INSTRUCTIONS TO FOLLOW —
Give a verbatim copy of the lines below, minus the pictures.

▬▬▬▬▬▬

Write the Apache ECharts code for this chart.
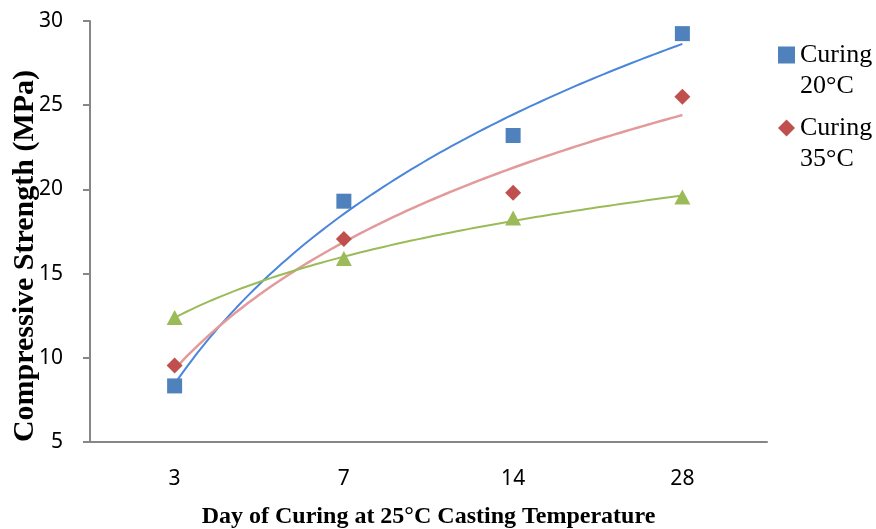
<!DOCTYPE html>
<html>
<head>
<meta charset="utf-8">
<script src="https://cdn.jsdelivr.net/npm/echarts@6/dist/echarts.min.js"></script>
<style>html,body{margin:0;padding:0;background:#fff;}#c{width:876px;height:529px;}</style>
</head>
<body>
<div id="c"></div>
<script>
var categories = ['3', '7', '14', '28'];
var seriesNames = ['Curing 20°C', 'Curing 35°C', 'Curing (third)'];
var curing20 = [8.33, 19.3, 23.2, 29.25];
var curing35 = [9.55, 17.05, 19.8, 25.5];
var curingThird = [12.4, 15.9, 18.3, 19.55];
var yTicks = {min: 5, max: 30, interval: 5};

// Logarithmic least-squares trendline (as in the spreadsheet) over category positions 1..n
function logFit(values) {
  var n = values.length, sx = 0, sy = 0, sxx = 0, sxy = 0;
  for (var i = 0; i < n; i++) {
    var lx = Math.log(i + 1);
    sx += lx; sy += values[i]; sxx += lx * lx; sxy += lx * values[i];
  }
  var b = (n * sxy - sx * sy) / (n * sxx - sx * sx);
  var a = (sy - b * sx) / n;
  var pts = [];
  var steps = 90;
  for (var k = 0; k <= steps; k++) {
    var x = 1 + (n - 1) * k / steps;
    pts.push([x, a + b * Math.log(x)]);
  }
  return pts;
}

var serif = '"Liberation Serif", "Times New Roman", serif';
var sans = '"Noto Sans", "Open Sans", sans-serif';
var axisColor = '#868686';

var chart = echarts.init(document.getElementById('c'));
chart.setOption({
  animation: false,
  backgroundColor: '#ffffff',
  grid: {left: 90, right: 109, top: 21, bottom: 87, containLabel: false, outerBoundsMode: 'none'},
  legend: {
    data: [seriesNames[0], seriesNames[1]],
    orient: 'vertical',
    left: 778,
    top: 8.5,
    padding: 0,
    itemGap: -20,
    itemWidth: 17,
    itemHeight: 17,
    selectedMode: false,
    formatter: function (name) { return ' \n' + name.replace(' ', '\n'); },
    textStyle: {fontFamily: serif, fontSize: 26, lineHeight: 31, color: '#000'}
  },
  xAxis: [{
    type: 'category',
    data: categories,
    boundaryGap: true,
    name: 'Day of Curing at 25°C Casting Temperature',
    nameLocation: 'middle',
    nameGap: 63,
    nameMoveOverlap: false,
    nameTextStyle: {fontFamily: serif, fontSize: 24, fontWeight: 'bold', color: '#000'},
    axisLine: {lineStyle: {color: axisColor, width: 2}},
    axisTick: {show: false},
    axisLabel: {fontFamily: sans, fontSize: 21, color: '#000', margin: 27},
    splitLine: {show: false}
  }, {
    type: 'value',
    min: 0.5,
    max: 4.5,
    show: false
  }],
  yAxis: {
    type: 'value',
    min: yTicks.min,
    max: yTicks.max,
    interval: yTicks.interval,
    name: 'Compressive Strength (MPa)',
    nameLocation: 'middle',
    nameGap: 50,
    nameMoveOverlap: false,
    nameTextStyle: {fontFamily: serif, fontSize: 30, fontWeight: 'bold', color: '#000', padding: [0, 49, 0, 0]},
    axisLine: {show: true, lineStyle: {color: axisColor, width: 2}},
    axisTick: {show: true, length: 7, lineStyle: {color: axisColor, width: 2}},
    axisLabel: {fontFamily: sans, fontSize: 21, color: '#000', margin: 27},
    splitLine: {show: false}
  },
  series: [
    {name: 'trend20', type: 'line', xAxisIndex: 1, data: logFit(curing20), showSymbol: false, silent: true,
     lineStyle: {color: '#4A86DB', width: 2}, z: 2},
    {name: 'trend35', type: 'line', xAxisIndex: 1, data: logFit(curing35), showSymbol: false, silent: true,
     lineStyle: {color: '#E39A9A', width: 2.5}, z: 2},
    {name: 'trendThird', type: 'line', xAxisIndex: 1, data: logFit(curingThird), showSymbol: false, silent: true,
     lineStyle: {color: '#9BBB59', width: 2}, z: 2},
    {name: seriesNames[0], type: 'scatter', xAxisIndex: 0, data: curing20, symbol: 'rect', symbolSize: 15,
     itemStyle: {color: '#4F81BD', opacity: 1}, z: 5},
    {name: seriesNames[1], type: 'scatter', xAxisIndex: 0, data: curing35, symbol: 'diamond', symbolSize: [16, 16],
     itemStyle: {color: '#C0504D', opacity: 1}, z: 5},
    {name: seriesNames[2], type: 'scatter', xAxisIndex: 0, data: curingThird, symbol: 'triangle', symbolSize: [16, 15],
     itemStyle: {color: '#9BBB59', opacity: 1}, z: 5}
  ]
});
</script>
</body>
</html>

▬▬▬▬▬▬

SOLUTION TO THIS PROBLEM —
Write the Apache ECharts code for this chart.
<!DOCTYPE html>
<html>
<head>
<meta charset="utf-8">
<script src="https://cdn.jsdelivr.net/npm/echarts@6/dist/echarts.min.js"></script>
<style>html,body{margin:0;padding:0;background:#fff;}#c{width:876px;height:529px;}</style>
</head>
<body>
<div id="c"></div>
<script>
var categories = ['3', '7', '14', '28'];
var seriesNames = ['Curing 20°C', 'Curing 35°C', 'Curing (third)'];
var curing20 = [8.33, 19.3, 23.2, 29.25];
var curing35 = [9.55, 17.05, 19.8, 25.5];
var curingThird = [12.4, 15.9, 18.3, 19.55];
var yTicks = {min: 5, max: 30, interval: 5};

// Logarithmic least-squares trendline (as in the spreadsheet) over category positions 1..n
function logFit(values) {
  var n = values.length, sx = 0, sy = 0, sxx = 0, sxy = 0;
  for (var i = 0; i < n; i++) {
    var lx = Math.log(i + 1);
    sx += lx; sy += values[i]; sxx += lx * lx; sxy += lx * values[i];
  }
  var b = (n * sxy - sx * sy) / (n * sxx - sx * sx);
  var a = (sy - b * sx) / n;
  var pts = [];
  var steps = 90;
  for (var k = 0; k <= steps; k++) {
    var x = 1 + (n - 1) * k / steps;
    pts.push([x, a + b * Math.log(x)]);
  }
  return pts;
}

var serif = '"Liberation Serif", "Times New Roman", serif';
var sans = '"Noto Sans", "Open Sans", sans-serif';
var axisColor = '#868686';

var chart = echarts.init(document.getElementById('c'));
chart.setOption({
  animation: false,
  backgroundColor: '#ffffff',
  grid: {left: 90, right: 109, top: 21, bottom: 87, containLabel: false, outerBoundsMode: 'none'},
  legend: {
    data: [seriesNames[0], seriesNames[1]],
    orient: 'vertical',
    left: 778,
    top: 8.5,
    padding: 0,
    itemGap: -20,
    itemWidth: 17,
    itemHeight: 17,
    selectedMode: false,
    formatter: function (name) { return ' \n' + name.replace(' ', '\n'); },
    textStyle: {fontFamily: serif, fontSize: 26, lineHeight: 31, color: '#000'}
  },
  xAxis: [{
    type: 'category',
    data: categories,
    boundaryGap: true,
    name: 'Day of Curing at 25°C Casting Temperature',
    nameLocation: 'middle',
    nameGap: 63,
    nameMoveOverlap: false,
    nameTextStyle: {fontFamily: serif, fontSize: 24, fontWeight: 'bold', color: '#000'},
    axisLine: {lineStyle: {color: axisColor, width: 2}},
    axisTick: {show: false},
    axisLabel: {fontFamily: sans, fontSize: 21, color: '#000', margin: 27},
    splitLine: {show: false}
  }, {
    type: 'value',
    min: 0.5,
    max: 4.5,
    show: false
  }],
  yAxis: {
    type: 'value',
    min: yTicks.min,
    max: yTicks.max,
    interval: yTicks.interval,
    name: 'Compressive Strength (MPa)',
    nameLocation: 'middle',
    nameGap: 50,
    nameMoveOverlap: false,
    nameTextStyle: {fontFamily: serif, fontSize: 30, fontWeight: 'bold', color: '#000', padding: [0, 49, 0, 0]},
    axisLine: {show: true, lineStyle: {color: axisColor, width: 2}},
    axisTick: {show: true, length: 7, lineStyle: {color: axisColor, width: 2}},
    axisLabel: {fontFamily: sans, fontSize: 21, color: '#000', margin: 27},
    splitLine: {show: false}
  },
  series: [
    {name: 'trend20', type: 'line', xAxisIndex: 1, data: logFit(curing20), showSymbol: false, silent: true,
     lineStyle: {color: '#4A86DB', width: 2}, z: 2},
    {name: 'trend35', type: 'line', xAxisIndex: 1, data: logFit(curing35), showSymbol: false, silent: true,
     lineStyle: {color: '#E39A9A', width: 2.5}, z: 2},
    {name: 'trendThird', type: 'line', xAxisIndex: 1, data: logFit(curingThird), showSymbol: false, silent: true,
     lineStyle: {color: '#9BBB59', width: 2}, z: 2},
    {name: seriesNames[0], type: 'scatter', xAxisIndex: 0, data: curing20, symbol: 'rect', symbolSize: 15,
     itemStyle: {color: '#4F81BD', opacity: 1}, z: 5},
    {name: seriesNames[1], type: 'scatter', xAxisIndex: 0, data: curing35, symbol: 'diamond', symbolSize: [16, 16],
     itemStyle: {color: '#C0504D', opacity: 1}, z: 5},
    {name: seriesNames[2], type: 'scatter', xAxisIndex: 0, data: curingThird, symbol: 'triangle', symbolSize: [16, 15],
     itemStyle: {color: '#9BBB59', opacity: 1}, z: 5}
  ]
});
</script>
</body>
</html>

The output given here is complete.